I got out "Problem Solving" to a few places last night. That was as close to any writing I did last night. Except for a long email I sent DM on Orthodoxy. He was raised Roman Catholic and long ago left that church. I am curious to see what he makes of Orthodoxy.

I still have not gotten through all my email. However, I did read the newsletter from n + 1, and the following comes from An interview with Amit Chaudhuri:

n+1: In your n+1 essay “Why I Write Novels,” you characterize your career as a novelist as an unresolved struggle with the novel form—does this persist with Sojourn? Or has this experimentation progressed since you wrote the piece? 

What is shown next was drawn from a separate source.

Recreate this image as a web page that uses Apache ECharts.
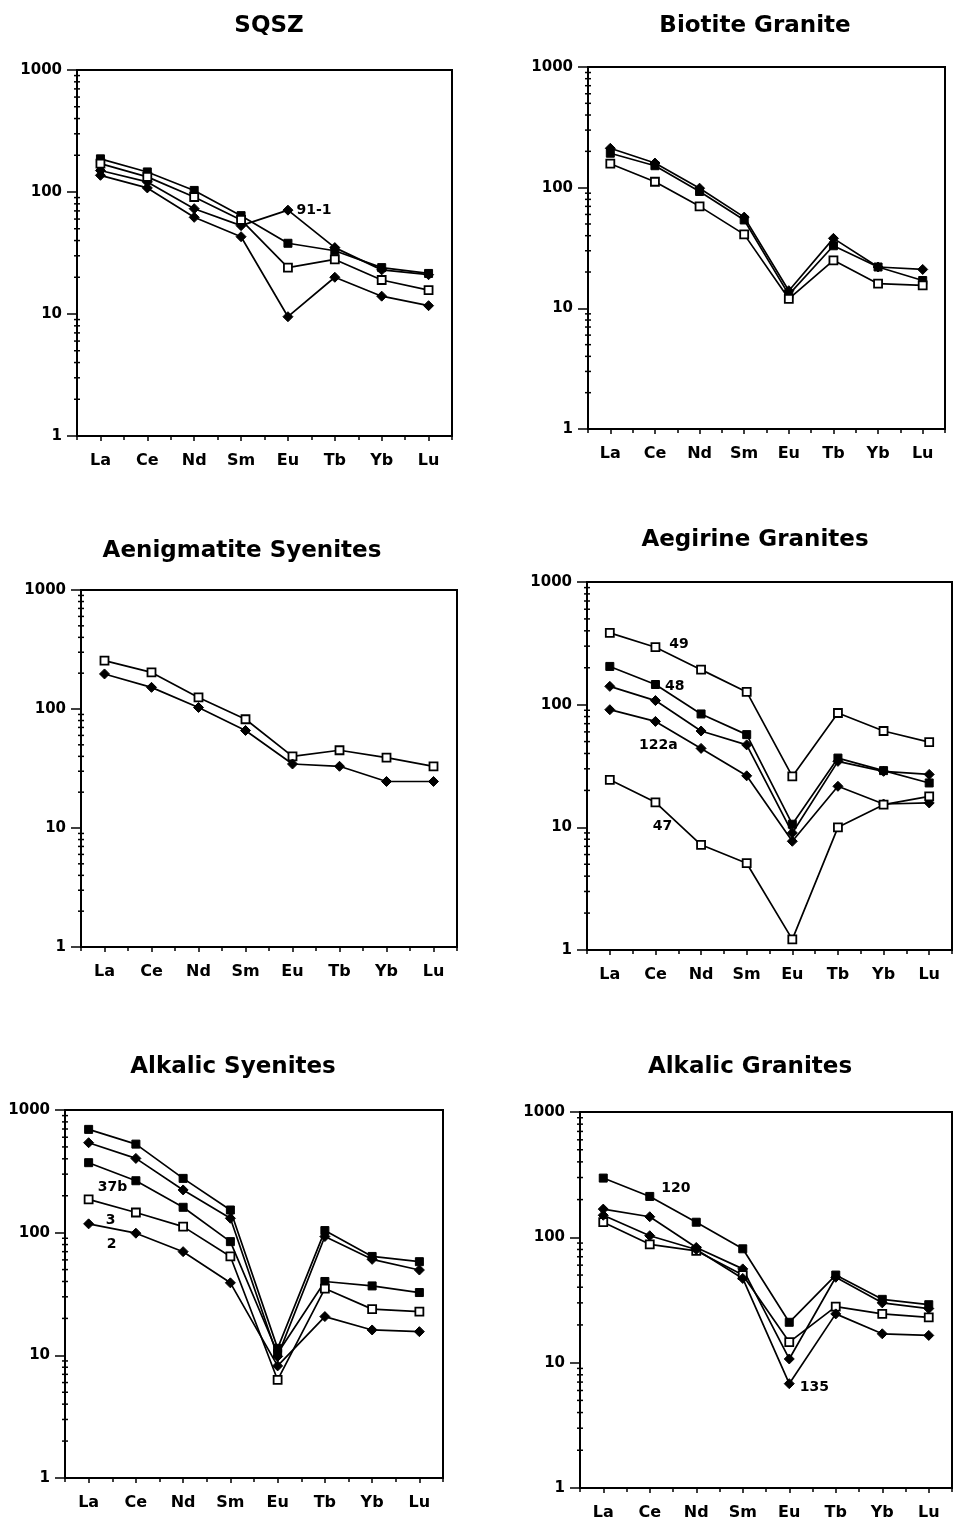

AC: Right: I don’t think I’m equipped to undertake the canonical form of the novel, which we identify with narrative, where narrative is an instrument of one variation of realism or the other—even magic realism or fantasy. Yet I’m drawn deeply to the form of the novel, a form in which something happens, though my idea of a “happening” may be a bit different from others’. A “happening” is rare; the writer probably has a duty and peculiar capacity to be alert to it. You can’t make a happening up. But it has never happened before; you’re not recording it or reporting it.

It’s not as if these problems or contradictions have been resolved. It’s just that I’m more at peace with them. What I once saw as a disability—my short attention span when it came to categories like plot, character, description, background—I now see as enabling other ways of being attentive.

n+1: Your characters are evocative of your writing adage, “give nothing centrality.” The professor comes across two characters who define his time in Berlin, almost in tandem—the exiled Bangladeshi poet Faqrul, followed by a ghost-like woman named Birgit. Many others fall in and out of the pages, without intersecting. How did you come up with these figures, and how do they interrelate?

AC: One of the things I meant by “give nothing centrality” was that we shouldn’t think a story or novel belongs only to the protagonist—their visible appearance and their inner life—where everything else is mentioned only inasmuch as it’s important to the protagonist’s life, which comprises the main story. We should be open to distraction; the world is held in balance, where what’s “happening” (according to the narrator) might be only one element among a number of constantly shifting elements.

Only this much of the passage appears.